Подтверждением этой догадки может служить неопределенность времени года в следующей строфе. Я бы предположил, что это осень, поскольку последующие строфы описывают, соответственно, лето и зиму, и терновник без листьев кажется неживым и замерзшим. Эта последовательность слегка странна для Гарди, который всегда мастерски строит сюжет и который, как можно было бы предположить, всегда предпочел бы дать времена года в традиционном, правильном порядке. Но как бы там ни было, вторая строфа отличается исключительной красотой.

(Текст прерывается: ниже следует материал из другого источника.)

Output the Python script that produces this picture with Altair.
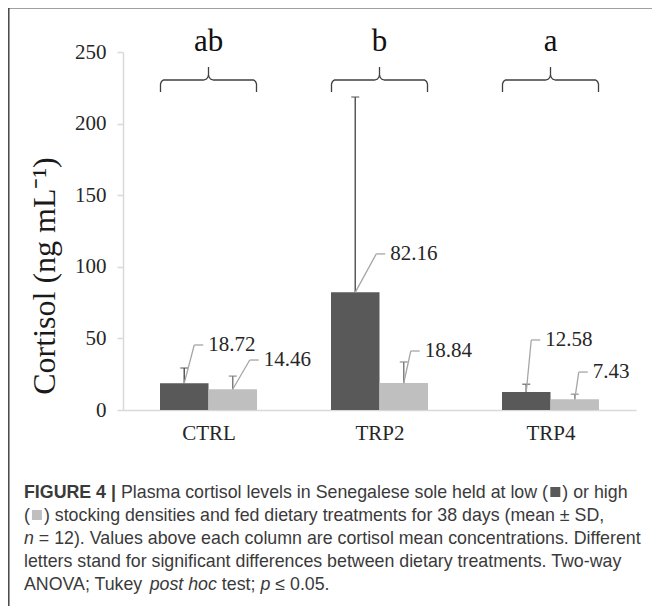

Все начинается с еще одного скопления свистящих в “eyelid's soundless blink” (“беззвучно, как мгновение ока”). Опять — без доказательства и опровержения, — но я подозреваю, что “eyelid's soundless blink” — это отсылка к строке Петрарки “Одна жизнь короче мгновения ока”. “После меня”, как мы знаем, — стихотворение о кончине автора.
Но даже если мы оставим в покое первую строку с ее великолепной цезурой, за которой следуют два шелестящих “s” между “eyelid's” и “soundless”, заканчивающуюся двумя другими “s”, здесь еще полно всего. Во-первых, перед нами весьма кинематографичный, в замедленном движении “росный” ястреб (“The dewfall-hawk”), который “comes crossing the shades to alight…” (“пролетит сквозь тени и сядет”). Обратите внимание на его выбор слова “shades” (“тени”) — учитывая наш сюжет. И давайте подумаем — почему здесь возник “dewfall-h a wk” — в особенности слово “dewfall” (“росный”)? Что, можем мы спросить, делает здесь эта роса, следующая за мгновением ока и предшествующая “теням”? Уж не скрытая ли это слеза? И разве не слышим мы в “to alight/ Upon the wind-warped upland thorn” (“сядет/ На гнутый ветром стебель нагорного терновника”) обузданную или преодоленную эмоцию?
Может быть, и нет. Может быть, мы слышим лишь нагромождение ударений, в лучшем случае своими “up/ warp/ up” вызывающее в воображении шум терновника под беспощадным ветром. На таком фоне безличное, безразличное слово “gazer” (“зевака”) прекрасно подходит, чтобы описать наблюдателя, лишенного каких бы то ни было человеческих характеристик (кроме зрения). “Зевака” годится здесь, поскольку он видит отсутствие нашего автора и, таким образом, не может быть описан в подробностях: вероятность не может быть чрезвычайно детализированной. Точно так же ястреб, машущий крыльями, как веками, пролетающий через “shades” (“тени”), движется сквозь то же самое отсутствие. Подобное рефрену “То him this must have been a familiar sight” (“Наверняка этот вид был ему хорошо знаком”) тем более пронзительно, что оно действует в обоих направлениях: полет ястреба здесь в той же мере реальный, сколь и посмертный.
Вообще красота этого стихотворения заключается в том, что все в нем умножено на два.
В следующей строфе, насколько я понимаю, речь идет о лете, и первая строка ошеломляет своей осязаемостью — “mothy and warm” (“мотыльковая и теплая”), тем более ощутимой, что она изолирована весьма мужественно сдвинутой цезурой. Но, говоря о мужестве, следует отметить, что только очень здоровый человек может созерцать ночную черноту момента своей кончины с таким присутствием духа, как в строке “If I pass during some nocturnal blackness…” (“Если я отойду в ночной черноте…”). Не говоря о более непринужденном обращении с цезурой. Единственный признак возможной тревоги здесь кроется в слове “some” перед “nocturnal blackness”. С другой стороны, слово “some” — один из кирпичиков, всегда имеющихся под рукой у поэта, если ему нужно сохранить размер.
Как бы там ни было, главный приз в этой строфе, несомненно, присуждается строке “When the hedgehog travels furtively over the lawn” (“Когда ежик украдкой переходит лужайку”), а внутри строки, конечно, слову “furtively” (“украдкой”). Остальное здесь менее живо и, бесспорно, менее интересно, поскольку наш поэт явно старается завоевать сердца публики сочувствием к миру животных. Это совершенно излишне, поскольку, в силу сюжета, читатель и так уже на стороне автора. К тому же, если бы возникло желание проявить здесь несговорчивость, можно было бы поинтересоваться, грозила ли всерьез этому ежику какая бы то ни было опасность. Однако на этом этапе никому неохота препираться по мелочам. Но и сам поэт, судя по всему, ощущает здесь нехватку материала. Поэтому он громоздит на свой гекзаметр еще три дополнительных слога — “One may say” (“Кто-то может сказать”) — отчасти потому, что, по его представлениям, неуклюжая речь ассоциируется с сердечностью, а отчасти — чтобы продлить время умирающему или время, в течение которого про него будут помнить.
Только в четвертой, зимней, строфе тема отсутствия начинает звучать в полную силу.